_Written task_: Retype these lines and no others: the line holding "Rebuild this chart", the line holding "from matplotlib.lines import Line2D", and all lines between them. Pictures stay out.

_Data provided_:
--- --- ---

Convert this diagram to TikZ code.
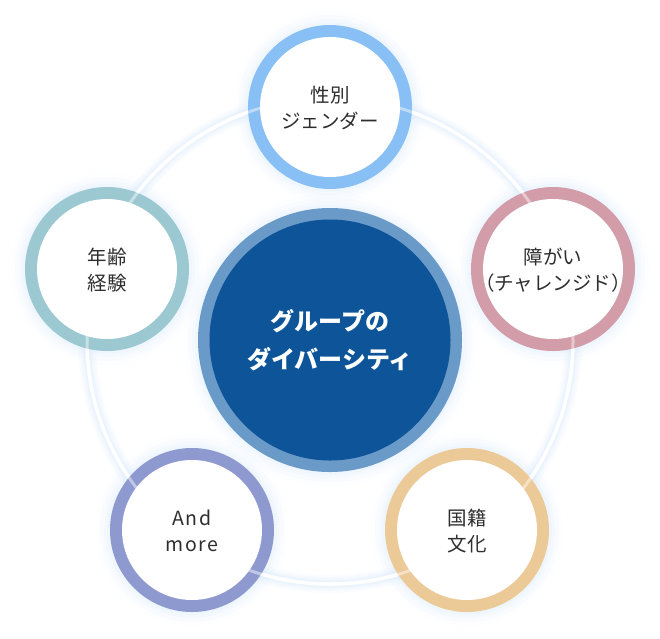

--- --- ---

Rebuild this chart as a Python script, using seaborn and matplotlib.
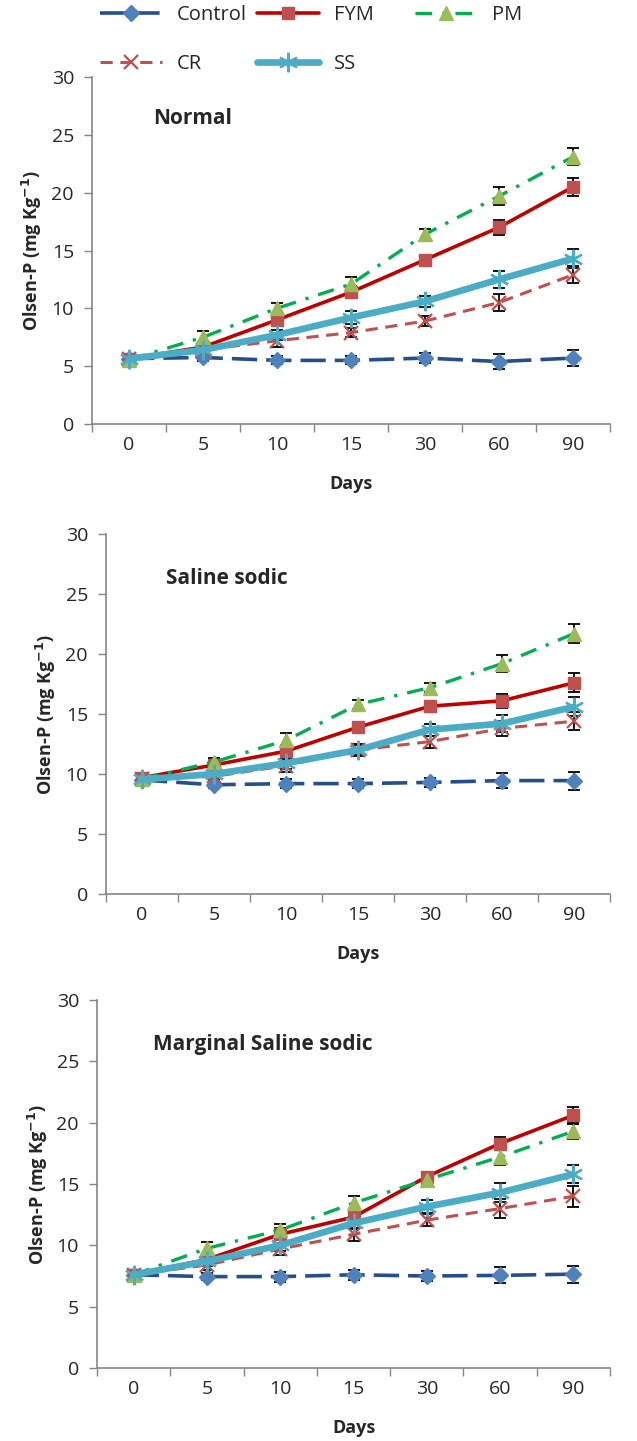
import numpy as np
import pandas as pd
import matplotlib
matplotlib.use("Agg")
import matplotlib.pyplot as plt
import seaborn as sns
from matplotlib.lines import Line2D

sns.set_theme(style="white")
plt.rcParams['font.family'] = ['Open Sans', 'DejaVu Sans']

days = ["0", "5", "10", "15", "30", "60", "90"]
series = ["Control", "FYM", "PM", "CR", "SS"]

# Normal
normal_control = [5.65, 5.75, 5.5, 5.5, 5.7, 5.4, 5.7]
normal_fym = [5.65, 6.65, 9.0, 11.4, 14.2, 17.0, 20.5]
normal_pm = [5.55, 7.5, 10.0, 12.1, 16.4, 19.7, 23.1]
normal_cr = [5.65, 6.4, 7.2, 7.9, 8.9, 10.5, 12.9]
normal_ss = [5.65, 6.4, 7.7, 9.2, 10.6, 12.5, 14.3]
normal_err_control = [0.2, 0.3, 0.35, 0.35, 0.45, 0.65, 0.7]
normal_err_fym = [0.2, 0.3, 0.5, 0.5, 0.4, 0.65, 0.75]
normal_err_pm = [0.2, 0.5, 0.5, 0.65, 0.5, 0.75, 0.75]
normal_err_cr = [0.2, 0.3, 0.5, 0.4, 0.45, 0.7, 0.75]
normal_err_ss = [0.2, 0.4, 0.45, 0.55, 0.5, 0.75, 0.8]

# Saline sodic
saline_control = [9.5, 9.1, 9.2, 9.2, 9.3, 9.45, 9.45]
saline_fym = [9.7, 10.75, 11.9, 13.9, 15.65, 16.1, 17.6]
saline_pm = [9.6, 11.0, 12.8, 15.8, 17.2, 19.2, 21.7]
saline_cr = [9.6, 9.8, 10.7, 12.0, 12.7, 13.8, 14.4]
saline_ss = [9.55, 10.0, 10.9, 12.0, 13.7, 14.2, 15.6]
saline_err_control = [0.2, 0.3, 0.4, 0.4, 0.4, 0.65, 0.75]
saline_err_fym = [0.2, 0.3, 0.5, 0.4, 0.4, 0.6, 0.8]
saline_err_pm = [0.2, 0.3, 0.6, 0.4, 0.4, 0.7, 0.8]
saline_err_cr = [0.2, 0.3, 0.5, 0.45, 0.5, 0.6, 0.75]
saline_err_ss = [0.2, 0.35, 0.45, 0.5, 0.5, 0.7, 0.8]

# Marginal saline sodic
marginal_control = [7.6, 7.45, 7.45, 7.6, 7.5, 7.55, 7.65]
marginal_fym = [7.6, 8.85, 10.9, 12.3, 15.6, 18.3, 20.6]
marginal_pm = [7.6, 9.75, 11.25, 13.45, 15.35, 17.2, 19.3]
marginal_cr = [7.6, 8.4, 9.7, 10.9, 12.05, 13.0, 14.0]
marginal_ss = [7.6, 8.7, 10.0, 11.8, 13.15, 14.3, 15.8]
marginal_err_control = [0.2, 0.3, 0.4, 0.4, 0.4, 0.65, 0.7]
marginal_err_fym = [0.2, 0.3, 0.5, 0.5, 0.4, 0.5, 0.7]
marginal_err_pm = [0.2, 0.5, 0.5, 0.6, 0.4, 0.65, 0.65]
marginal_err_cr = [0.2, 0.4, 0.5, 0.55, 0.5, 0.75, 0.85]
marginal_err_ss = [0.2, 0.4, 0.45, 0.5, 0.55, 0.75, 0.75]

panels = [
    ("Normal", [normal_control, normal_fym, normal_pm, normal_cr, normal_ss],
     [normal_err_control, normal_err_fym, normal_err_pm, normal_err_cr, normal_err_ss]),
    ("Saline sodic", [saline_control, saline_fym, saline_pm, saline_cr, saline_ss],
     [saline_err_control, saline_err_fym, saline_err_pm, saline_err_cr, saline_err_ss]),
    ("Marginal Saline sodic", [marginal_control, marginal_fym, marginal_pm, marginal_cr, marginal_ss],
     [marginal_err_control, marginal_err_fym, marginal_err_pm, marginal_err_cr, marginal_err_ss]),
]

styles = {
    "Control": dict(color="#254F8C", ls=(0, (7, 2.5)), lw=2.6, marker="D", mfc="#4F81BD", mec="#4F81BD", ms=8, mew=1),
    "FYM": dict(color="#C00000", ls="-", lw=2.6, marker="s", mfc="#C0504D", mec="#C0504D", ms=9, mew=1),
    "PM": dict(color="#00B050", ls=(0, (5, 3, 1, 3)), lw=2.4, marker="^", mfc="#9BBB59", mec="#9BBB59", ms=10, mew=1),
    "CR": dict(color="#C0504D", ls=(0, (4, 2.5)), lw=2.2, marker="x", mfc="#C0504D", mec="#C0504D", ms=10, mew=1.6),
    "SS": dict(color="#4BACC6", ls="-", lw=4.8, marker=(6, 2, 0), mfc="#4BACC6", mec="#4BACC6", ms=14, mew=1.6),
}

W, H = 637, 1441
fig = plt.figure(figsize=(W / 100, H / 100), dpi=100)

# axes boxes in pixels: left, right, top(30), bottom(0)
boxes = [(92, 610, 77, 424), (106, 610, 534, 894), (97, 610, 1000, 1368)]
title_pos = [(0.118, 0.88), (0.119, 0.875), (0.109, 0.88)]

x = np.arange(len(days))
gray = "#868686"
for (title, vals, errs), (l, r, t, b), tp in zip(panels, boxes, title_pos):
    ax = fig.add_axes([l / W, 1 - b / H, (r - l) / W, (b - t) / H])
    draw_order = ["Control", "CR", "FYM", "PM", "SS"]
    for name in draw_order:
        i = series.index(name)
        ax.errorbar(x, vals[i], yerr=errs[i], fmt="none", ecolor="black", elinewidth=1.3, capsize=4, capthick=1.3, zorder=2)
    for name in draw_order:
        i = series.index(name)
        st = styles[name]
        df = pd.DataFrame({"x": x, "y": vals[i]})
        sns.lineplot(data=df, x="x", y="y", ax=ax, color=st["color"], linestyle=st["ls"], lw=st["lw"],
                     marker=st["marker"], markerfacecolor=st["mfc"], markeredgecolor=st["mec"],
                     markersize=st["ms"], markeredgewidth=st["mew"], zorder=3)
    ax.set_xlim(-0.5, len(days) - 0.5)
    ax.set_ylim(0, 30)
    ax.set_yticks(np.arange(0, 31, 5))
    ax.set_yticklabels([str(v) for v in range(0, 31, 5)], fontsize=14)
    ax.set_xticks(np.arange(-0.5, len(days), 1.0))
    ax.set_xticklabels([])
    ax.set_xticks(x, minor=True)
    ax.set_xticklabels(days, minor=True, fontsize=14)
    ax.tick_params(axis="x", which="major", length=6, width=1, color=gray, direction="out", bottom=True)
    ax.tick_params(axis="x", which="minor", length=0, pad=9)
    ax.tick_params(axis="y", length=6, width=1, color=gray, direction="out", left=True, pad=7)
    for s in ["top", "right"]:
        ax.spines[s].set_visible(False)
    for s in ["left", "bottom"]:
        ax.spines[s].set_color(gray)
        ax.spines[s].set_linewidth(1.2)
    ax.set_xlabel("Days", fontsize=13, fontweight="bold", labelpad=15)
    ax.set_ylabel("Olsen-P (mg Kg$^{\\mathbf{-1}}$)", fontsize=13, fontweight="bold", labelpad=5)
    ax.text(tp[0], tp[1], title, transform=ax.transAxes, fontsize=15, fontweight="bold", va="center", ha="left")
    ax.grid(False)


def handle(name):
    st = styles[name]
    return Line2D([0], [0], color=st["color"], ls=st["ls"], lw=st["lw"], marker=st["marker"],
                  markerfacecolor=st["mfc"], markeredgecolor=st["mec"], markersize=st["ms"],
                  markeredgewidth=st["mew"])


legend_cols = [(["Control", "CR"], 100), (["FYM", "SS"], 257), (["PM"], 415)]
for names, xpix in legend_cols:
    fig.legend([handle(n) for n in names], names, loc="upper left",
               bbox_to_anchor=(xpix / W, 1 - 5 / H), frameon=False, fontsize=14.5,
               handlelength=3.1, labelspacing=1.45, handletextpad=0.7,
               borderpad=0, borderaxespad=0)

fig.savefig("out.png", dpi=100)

--- --- ---

_Worked solution_:
Rebuild this chart as a Python script, using seaborn and matplotlib.
import numpy as np
import pandas as pd
import matplotlib
matplotlib.use("Agg")
import matplotlib.pyplot as plt
import seaborn as sns
from matplotlib.lines import Line2D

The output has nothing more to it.